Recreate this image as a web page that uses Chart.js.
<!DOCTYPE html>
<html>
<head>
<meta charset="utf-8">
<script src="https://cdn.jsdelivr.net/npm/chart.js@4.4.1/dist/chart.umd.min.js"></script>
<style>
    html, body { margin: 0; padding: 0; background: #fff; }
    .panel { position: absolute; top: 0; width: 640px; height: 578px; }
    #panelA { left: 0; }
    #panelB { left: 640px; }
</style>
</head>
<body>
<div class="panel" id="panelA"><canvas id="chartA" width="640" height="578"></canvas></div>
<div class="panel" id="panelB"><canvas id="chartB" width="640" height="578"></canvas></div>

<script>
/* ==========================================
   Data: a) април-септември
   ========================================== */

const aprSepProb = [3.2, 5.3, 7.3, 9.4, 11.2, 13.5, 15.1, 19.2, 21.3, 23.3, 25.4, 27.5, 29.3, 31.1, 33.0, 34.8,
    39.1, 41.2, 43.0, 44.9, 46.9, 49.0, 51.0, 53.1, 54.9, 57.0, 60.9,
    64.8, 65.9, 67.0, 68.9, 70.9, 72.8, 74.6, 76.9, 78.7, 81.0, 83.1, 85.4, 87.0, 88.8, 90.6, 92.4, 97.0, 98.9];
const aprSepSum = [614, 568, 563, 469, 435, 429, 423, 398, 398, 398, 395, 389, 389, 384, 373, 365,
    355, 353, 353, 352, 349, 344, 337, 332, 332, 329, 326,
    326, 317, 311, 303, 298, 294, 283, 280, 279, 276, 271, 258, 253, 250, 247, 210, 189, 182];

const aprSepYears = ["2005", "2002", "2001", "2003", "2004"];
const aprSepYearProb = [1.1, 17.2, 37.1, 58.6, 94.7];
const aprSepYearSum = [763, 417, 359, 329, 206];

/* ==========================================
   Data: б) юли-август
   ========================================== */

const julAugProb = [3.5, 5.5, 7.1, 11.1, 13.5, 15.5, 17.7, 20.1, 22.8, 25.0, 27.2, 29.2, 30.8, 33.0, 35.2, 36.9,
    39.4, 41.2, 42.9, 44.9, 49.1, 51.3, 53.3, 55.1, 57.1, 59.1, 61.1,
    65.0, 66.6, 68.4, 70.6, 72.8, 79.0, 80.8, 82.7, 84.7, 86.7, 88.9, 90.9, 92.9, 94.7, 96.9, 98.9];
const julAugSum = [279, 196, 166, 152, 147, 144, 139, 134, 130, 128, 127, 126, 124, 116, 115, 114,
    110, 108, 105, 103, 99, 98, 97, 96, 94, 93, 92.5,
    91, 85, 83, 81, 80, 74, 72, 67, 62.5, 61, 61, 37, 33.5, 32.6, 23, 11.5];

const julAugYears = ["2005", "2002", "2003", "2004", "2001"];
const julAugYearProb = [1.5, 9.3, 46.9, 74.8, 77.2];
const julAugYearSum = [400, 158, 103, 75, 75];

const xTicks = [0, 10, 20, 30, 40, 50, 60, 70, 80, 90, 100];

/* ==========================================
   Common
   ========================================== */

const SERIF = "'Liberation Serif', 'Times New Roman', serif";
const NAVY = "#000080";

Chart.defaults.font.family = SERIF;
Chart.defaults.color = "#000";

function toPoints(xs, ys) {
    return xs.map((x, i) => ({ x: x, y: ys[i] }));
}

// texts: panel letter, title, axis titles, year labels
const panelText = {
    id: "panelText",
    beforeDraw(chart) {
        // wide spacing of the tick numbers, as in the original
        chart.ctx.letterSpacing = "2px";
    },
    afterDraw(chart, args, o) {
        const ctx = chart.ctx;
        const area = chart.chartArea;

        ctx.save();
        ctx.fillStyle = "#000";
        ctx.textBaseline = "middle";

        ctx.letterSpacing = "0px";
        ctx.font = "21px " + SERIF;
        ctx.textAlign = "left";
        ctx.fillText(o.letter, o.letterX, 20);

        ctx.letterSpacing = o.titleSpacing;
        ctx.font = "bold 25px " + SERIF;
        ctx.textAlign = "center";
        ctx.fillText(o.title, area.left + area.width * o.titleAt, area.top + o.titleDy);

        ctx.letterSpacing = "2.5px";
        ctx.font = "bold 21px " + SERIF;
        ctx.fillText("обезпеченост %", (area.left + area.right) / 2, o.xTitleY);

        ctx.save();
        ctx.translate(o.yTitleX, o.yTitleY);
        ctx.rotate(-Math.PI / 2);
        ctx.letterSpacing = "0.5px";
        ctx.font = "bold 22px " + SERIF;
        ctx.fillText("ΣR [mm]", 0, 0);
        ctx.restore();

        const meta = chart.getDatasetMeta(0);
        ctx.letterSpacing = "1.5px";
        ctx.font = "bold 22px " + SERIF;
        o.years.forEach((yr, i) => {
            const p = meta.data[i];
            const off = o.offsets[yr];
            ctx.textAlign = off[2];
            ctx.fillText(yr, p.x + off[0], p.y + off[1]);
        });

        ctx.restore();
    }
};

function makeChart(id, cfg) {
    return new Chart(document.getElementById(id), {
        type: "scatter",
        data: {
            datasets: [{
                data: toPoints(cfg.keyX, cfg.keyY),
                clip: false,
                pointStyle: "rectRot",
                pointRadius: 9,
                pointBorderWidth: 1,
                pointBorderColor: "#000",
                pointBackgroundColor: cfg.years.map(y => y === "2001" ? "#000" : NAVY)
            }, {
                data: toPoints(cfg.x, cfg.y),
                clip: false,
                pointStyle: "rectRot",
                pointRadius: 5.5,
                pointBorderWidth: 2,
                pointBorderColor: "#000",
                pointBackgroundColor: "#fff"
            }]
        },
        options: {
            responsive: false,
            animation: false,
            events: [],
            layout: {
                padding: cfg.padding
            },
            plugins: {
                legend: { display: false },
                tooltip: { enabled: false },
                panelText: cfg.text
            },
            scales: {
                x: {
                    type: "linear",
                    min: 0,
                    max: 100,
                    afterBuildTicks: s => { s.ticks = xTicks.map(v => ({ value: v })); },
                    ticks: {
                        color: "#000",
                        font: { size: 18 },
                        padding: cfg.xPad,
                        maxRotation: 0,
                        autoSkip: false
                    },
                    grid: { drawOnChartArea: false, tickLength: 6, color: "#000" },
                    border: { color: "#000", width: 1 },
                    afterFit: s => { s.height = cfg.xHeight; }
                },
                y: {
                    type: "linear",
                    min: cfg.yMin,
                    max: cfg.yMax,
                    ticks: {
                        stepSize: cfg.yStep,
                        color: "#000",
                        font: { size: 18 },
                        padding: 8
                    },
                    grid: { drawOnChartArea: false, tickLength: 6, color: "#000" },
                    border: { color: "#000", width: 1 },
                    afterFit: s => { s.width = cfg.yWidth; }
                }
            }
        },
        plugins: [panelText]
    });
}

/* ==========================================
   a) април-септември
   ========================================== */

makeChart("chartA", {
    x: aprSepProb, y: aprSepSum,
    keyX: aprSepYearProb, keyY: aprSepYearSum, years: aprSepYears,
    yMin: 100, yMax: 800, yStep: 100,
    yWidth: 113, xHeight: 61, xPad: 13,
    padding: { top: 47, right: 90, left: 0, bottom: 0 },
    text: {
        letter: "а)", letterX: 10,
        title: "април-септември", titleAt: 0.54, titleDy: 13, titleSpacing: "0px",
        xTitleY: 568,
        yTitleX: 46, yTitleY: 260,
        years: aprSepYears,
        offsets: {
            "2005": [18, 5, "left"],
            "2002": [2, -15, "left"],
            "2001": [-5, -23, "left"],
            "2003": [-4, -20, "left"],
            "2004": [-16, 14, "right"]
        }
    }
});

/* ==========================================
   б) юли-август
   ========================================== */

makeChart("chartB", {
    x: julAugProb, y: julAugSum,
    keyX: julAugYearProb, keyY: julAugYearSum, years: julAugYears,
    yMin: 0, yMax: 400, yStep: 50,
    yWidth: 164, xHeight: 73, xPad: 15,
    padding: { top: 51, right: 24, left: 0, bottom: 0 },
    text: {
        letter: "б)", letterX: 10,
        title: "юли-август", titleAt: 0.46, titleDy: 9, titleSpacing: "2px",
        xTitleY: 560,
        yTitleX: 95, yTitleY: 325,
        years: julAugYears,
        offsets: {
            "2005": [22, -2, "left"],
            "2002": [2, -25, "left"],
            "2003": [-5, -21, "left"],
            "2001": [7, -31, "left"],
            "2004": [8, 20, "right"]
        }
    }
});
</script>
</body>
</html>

◇ ◇ ◇

[The task]
From the first line of the data through the line with "32.6, 23, 11.5];", quote each line exactly and add nothing else.

[Correct result]
Recreate this image as a web page that uses Chart.js.
<!DOCTYPE html>
<html>
<head>
<meta charset="utf-8">
<script src="https://cdn.jsdelivr.net/npm/chart.js@4.4.1/dist/chart.umd.min.js"></script>
<style>
    html, body { margin: 0; padding: 0; background: #fff; }
    .panel { position: absolute; top: 0; width: 640px; height: 578px; }
    #panelA { left: 0; }
    #panelB { left: 640px; }
</style>
</head>
<body>
<div class="panel" id="panelA"><canvas id="chartA" width="640" height="578"></canvas></div>
<div class="panel" id="panelB"><canvas id="chartB" width="640" height="578"></canvas></div>

<script>
/* ==========================================
   Data: a) април-септември
   ========================================== */

const aprSepProb = [3.2, 5.3, 7.3, 9.4, 11.2, 13.5, 15.1, 19.2, 21.3, 23.3, 25.4, 27.5, 29.3, 31.1, 33.0, 34.8,
    39.1, 41.2, 43.0, 44.9, 46.9, 49.0, 51.0, 53.1, 54.9, 57.0, 60.9,
    64.8, 65.9, 67.0, 68.9, 70.9, 72.8, 74.6, 76.9, 78.7, 81.0, 83.1, 85.4, 87.0, 88.8, 90.6, 92.4, 97.0, 98.9];
const aprSepSum = [614, 568, 563, 469, 435, 429, 423, 398, 398, 398, 395, 389, 389, 384, 373, 365,
    355, 353, 353, 352, 349, 344, 337, 332, 332, 329, 326,
    326, 317, 311, 303, 298, 294, 283, 280, 279, 276, 271, 258, 253, 250, 247, 210, 189, 182];

const aprSepYears = ["2005", "2002", "2001", "2003", "2004"];
const aprSepYearProb = [1.1, 17.2, 37.1, 58.6, 94.7];
const aprSepYearSum = [763, 417, 359, 329, 206];

/* ==========================================
   Data: б) юли-август
   ========================================== */

const julAugProb = [3.5, 5.5, 7.1, 11.1, 13.5, 15.5, 17.7, 20.1, 22.8, 25.0, 27.2, 29.2, 30.8, 33.0, 35.2, 36.9,
    39.4, 41.2, 42.9, 44.9, 49.1, 51.3, 53.3, 55.1, 57.1, 59.1, 61.1,
    65.0, 66.6, 68.4, 70.6, 72.8, 79.0, 80.8, 82.7, 84.7, 86.7, 88.9, 90.9, 92.9, 94.7, 96.9, 98.9];
const julAugSum = [279, 196, 166, 152, 147, 144, 139, 134, 130, 128, 127, 126, 124, 116, 115, 114,
    110, 108, 105, 103, 99, 98, 97, 96, 94, 93, 92.5,
    91, 85, 83, 81, 80, 74, 72, 67, 62.5, 61, 61, 37, 33.5, 32.6, 23, 11.5];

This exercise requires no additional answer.